### INFORMATION SHOWN
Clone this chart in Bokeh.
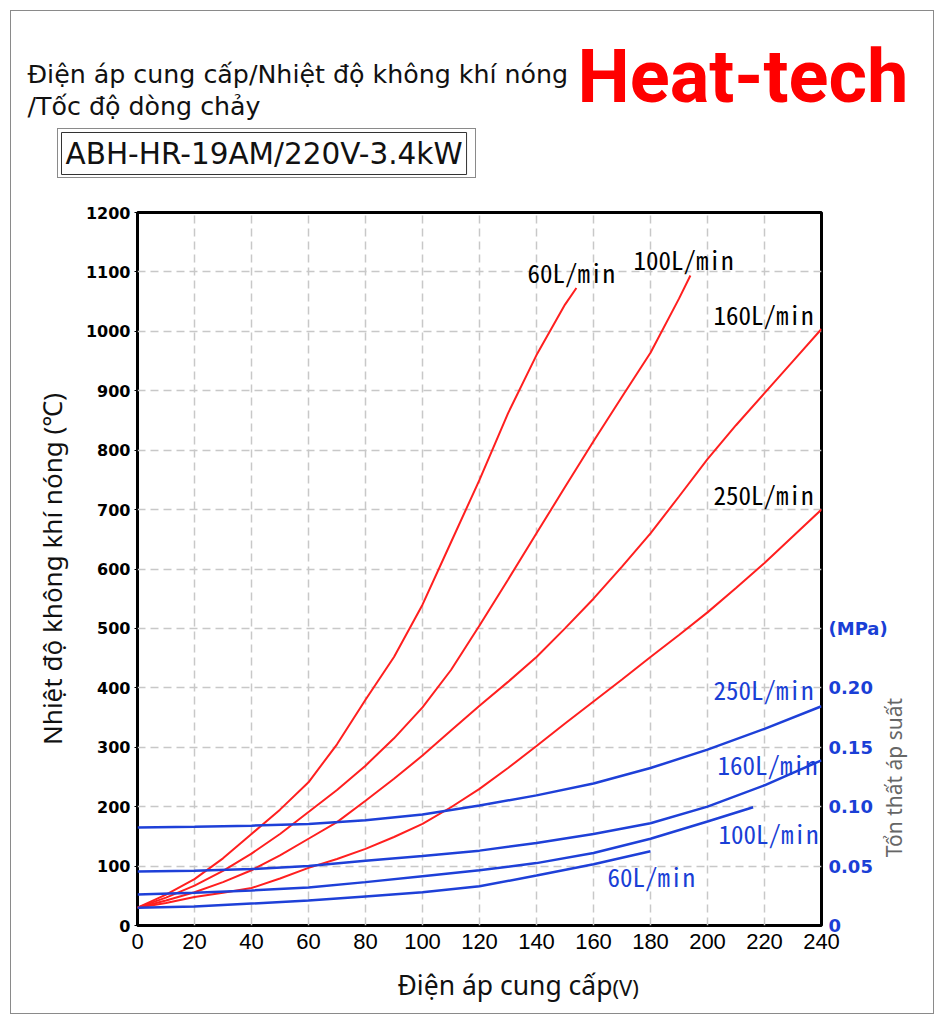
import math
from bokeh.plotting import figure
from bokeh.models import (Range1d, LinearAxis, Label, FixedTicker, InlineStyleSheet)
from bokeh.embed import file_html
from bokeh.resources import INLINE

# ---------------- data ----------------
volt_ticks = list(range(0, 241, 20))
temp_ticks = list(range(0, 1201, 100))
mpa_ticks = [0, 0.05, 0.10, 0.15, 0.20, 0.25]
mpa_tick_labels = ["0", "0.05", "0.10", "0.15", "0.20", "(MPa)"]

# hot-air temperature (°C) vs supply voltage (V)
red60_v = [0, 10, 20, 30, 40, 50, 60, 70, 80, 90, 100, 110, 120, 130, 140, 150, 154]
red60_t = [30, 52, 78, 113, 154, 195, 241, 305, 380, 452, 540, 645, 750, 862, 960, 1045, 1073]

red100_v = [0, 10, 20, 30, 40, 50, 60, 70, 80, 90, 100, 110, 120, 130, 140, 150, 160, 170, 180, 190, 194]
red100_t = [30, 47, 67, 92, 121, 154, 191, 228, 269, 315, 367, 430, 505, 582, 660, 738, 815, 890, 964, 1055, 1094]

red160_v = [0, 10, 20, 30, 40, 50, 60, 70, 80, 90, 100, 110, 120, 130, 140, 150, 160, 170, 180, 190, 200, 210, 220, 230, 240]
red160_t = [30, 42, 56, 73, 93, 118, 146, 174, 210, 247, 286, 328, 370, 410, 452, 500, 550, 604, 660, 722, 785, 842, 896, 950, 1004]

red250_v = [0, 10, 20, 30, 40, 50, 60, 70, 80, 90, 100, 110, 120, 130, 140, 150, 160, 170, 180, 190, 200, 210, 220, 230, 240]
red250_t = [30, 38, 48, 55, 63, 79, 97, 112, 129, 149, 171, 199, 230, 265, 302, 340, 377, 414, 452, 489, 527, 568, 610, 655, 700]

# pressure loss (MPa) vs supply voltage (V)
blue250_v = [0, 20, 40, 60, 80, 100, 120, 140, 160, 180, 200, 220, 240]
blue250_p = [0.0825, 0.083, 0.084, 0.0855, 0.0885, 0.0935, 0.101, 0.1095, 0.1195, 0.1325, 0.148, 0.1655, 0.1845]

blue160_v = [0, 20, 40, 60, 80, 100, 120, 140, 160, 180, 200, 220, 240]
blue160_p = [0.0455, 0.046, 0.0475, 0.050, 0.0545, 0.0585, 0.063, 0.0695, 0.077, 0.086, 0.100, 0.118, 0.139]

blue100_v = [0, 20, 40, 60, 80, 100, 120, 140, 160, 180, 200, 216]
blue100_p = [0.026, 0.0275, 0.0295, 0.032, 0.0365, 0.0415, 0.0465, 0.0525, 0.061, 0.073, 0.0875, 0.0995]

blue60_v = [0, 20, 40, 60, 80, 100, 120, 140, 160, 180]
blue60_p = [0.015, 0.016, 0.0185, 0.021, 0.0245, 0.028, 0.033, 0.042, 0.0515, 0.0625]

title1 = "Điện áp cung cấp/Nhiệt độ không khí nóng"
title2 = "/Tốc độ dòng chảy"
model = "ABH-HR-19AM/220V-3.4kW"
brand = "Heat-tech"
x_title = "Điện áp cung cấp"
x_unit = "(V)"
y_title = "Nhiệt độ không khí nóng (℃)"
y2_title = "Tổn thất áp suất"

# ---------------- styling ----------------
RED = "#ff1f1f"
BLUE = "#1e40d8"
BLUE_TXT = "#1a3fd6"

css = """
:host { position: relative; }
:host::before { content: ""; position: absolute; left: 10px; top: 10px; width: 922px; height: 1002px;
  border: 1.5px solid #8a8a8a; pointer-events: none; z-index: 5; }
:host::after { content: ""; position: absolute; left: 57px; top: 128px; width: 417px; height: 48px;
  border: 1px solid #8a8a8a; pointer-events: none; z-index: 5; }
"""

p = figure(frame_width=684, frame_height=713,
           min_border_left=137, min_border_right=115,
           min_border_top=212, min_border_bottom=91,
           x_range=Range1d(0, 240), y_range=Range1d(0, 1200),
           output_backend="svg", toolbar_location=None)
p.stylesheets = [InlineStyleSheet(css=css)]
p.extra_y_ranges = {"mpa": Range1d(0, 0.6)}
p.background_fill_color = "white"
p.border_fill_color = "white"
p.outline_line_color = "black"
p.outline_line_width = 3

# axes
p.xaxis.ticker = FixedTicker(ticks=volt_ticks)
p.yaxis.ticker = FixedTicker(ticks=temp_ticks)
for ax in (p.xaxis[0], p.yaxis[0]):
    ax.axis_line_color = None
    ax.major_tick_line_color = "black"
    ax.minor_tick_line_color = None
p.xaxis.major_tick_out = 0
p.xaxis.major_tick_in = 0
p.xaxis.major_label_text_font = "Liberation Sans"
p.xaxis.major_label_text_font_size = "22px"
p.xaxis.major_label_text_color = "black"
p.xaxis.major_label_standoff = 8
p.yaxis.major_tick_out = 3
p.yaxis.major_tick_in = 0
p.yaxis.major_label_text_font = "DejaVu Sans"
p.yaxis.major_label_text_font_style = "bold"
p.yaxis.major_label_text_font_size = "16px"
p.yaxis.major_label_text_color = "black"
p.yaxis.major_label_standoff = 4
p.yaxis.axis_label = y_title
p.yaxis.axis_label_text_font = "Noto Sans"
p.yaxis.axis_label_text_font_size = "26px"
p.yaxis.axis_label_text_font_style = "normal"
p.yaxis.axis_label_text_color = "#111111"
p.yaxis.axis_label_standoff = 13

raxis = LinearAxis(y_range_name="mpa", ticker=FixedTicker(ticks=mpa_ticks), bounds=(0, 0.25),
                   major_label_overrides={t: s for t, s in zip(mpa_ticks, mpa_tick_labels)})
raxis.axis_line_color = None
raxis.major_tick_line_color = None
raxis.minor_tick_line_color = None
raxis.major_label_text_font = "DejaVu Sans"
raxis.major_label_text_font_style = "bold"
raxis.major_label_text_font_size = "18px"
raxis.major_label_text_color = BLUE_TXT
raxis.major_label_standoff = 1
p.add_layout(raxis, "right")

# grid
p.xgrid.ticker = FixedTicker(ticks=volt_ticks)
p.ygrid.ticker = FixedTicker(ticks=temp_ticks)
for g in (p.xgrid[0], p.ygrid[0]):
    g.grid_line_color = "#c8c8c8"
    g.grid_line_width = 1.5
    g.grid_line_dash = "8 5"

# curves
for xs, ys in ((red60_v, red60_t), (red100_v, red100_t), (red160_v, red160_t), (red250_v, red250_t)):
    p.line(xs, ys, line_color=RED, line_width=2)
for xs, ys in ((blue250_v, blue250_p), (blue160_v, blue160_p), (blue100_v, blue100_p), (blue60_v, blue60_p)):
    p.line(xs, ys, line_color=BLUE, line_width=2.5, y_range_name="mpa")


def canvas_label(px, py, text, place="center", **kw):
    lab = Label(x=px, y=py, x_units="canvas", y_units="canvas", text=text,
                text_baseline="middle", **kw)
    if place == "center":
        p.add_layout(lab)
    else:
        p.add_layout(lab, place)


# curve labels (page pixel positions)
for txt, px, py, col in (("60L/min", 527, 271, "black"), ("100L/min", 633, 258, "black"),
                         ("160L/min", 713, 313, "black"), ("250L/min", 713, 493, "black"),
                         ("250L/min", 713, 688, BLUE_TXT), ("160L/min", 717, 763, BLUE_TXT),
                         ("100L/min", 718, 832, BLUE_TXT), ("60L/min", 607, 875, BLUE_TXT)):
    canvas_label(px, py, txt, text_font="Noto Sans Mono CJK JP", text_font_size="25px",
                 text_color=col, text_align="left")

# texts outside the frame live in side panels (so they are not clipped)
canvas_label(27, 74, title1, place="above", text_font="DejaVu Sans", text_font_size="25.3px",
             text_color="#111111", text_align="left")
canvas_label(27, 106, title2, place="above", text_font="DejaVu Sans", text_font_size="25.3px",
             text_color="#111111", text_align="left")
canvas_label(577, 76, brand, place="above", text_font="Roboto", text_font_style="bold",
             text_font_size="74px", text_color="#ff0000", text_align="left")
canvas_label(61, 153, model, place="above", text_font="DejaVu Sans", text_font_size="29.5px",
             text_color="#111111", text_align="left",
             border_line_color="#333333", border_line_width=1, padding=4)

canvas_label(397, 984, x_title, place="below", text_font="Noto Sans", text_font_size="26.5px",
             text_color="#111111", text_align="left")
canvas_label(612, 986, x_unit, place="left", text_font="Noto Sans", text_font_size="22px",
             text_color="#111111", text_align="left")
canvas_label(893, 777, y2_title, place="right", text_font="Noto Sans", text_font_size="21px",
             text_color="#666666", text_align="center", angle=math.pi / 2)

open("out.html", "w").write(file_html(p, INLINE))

### EXERCISE GOAL
Everything from the top line of the data down to and including the line with "960, 1045, 1073]" is to be copied, except the pictures.

### WRITTEN ANSWER
Clone this chart in Bokeh.
import math
from bokeh.plotting import figure
from bokeh.models import (Range1d, LinearAxis, Label, FixedTicker, InlineStyleSheet)
from bokeh.embed import file_html
from bokeh.resources import INLINE

# ---------------- data ----------------
volt_ticks = list(range(0, 241, 20))
temp_ticks = list(range(0, 1201, 100))
mpa_ticks = [0, 0.05, 0.10, 0.15, 0.20, 0.25]
mpa_tick_labels = ["0", "0.05", "0.10", "0.15", "0.20", "(MPa)"]

# hot-air temperature (°C) vs supply voltage (V)
red60_v = [0, 10, 20, 30, 40, 50, 60, 70, 80, 90, 100, 110, 120, 130, 140, 150, 154]
red60_t = [30, 52, 78, 113, 154, 195, 241, 305, 380, 452, 540, 645, 750, 862, 960, 1045, 1073]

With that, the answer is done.